10/21/2011
In the November issue of The American Conservative, I have a lengthy review of Steven Pinker’s new book. Subscribers can read my review online, or you can buy a paper copy of the magazine at a newsstand for money (a remarkable concept, I realize).
Here is a small excerpt:
Disorder is a dauntingly vast topic. So, we are lucky that Pinker, a Harvard cognitive scientist whose 2002 work The Blank Slate may have been the outstanding book of the last decade, has turned his abundant energy and intelligence to understanding violence. No reductionist, Pinker attributes what he sees as the slow retreat from violence to "six trends" interacting with "five inner demons," "four better angels," and "five historical forces."
These 20 factors — ranging from the rise of Leviathan to the expansion of empathy and rationality — aren’t really enough to explain trends in violence, but they're certainly a start. And I can’t think of anybody who could have done a better job. Pinker’s range is extraordinary. For instance, The Better Angels of Our Nature includes the best introduction to brain anatomy that I've read. (And Pinker isn’t even all that terribly impressed by fashionable fMRI scans.) Yet, his touch is light. He sums up the research on why marriage makes men behave better with Johnny Cash’s definitive explanatory couplet: "Because you're mine, I walk the line."

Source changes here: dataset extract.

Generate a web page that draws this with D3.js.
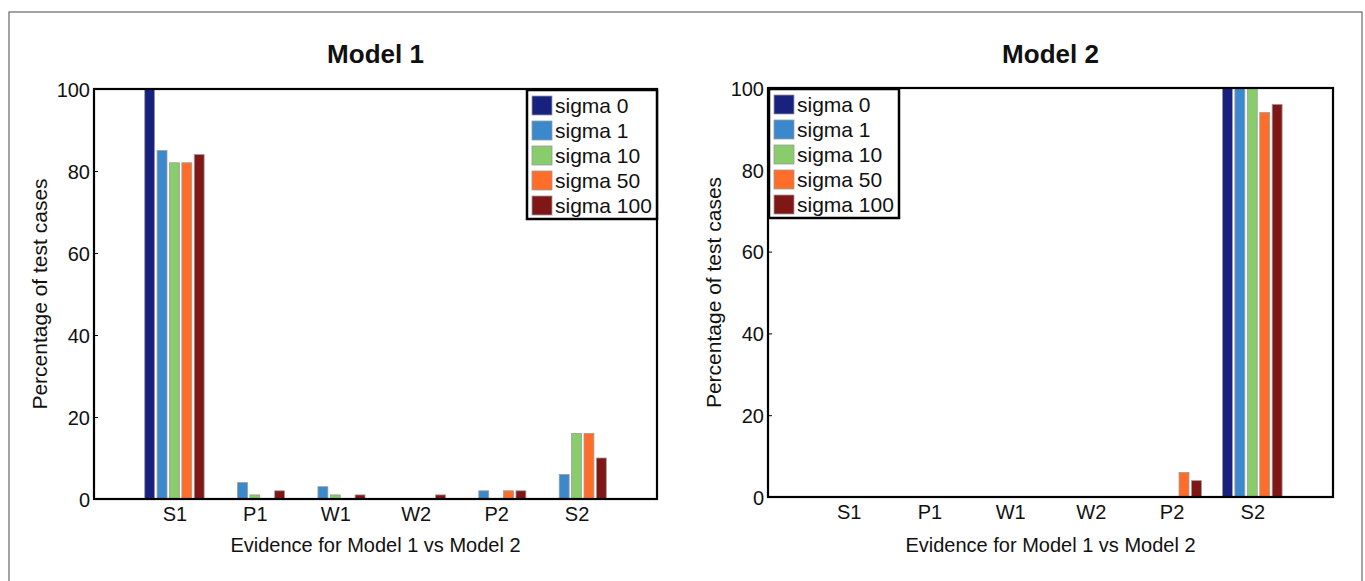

(And, in case you are wondering, yes, Pinker eventually does quote Edwin Starr’s 1970 Motown hit single: "War! Huh, yeah, what is it good for?" Being Pinker, he presents a long list of the pragmatic uses of war, while remaining in emotional harmony with Starr’s sentiment: "Absolutely nothing!")
For the parts of my review where I critique Better Angels, well, you can read the review.
A few points: the topic of violence is gigantic and Pinker’s book is remarkably thorough. So, don’t assume that Pinker hasn’t considered, at length, the various counter-arguments. My galley copy is festooned with my notes to myself in the margin like: "A-ha! P. is ignoring X. That undermines his whole argument." But then, 400 pages later, Pinker writes something like, "You have probably noticed that so far I haven’t mentioned X, which might seem to undermine my whole argument. But, I have seven responses to X."
Second, even though my American Conservative review is about 3,000 words long, I wound up having to leave out lots of good stuff. Some of it then went into my new Taki’s Magazine column comparing Pinker’s book on violence to Pat Buchanan’s Suicide of a Superpower in light of the violent homicide of Col. Kathafi.
Third, Graham Siebert has a good review of Pinker’s book at Amazon.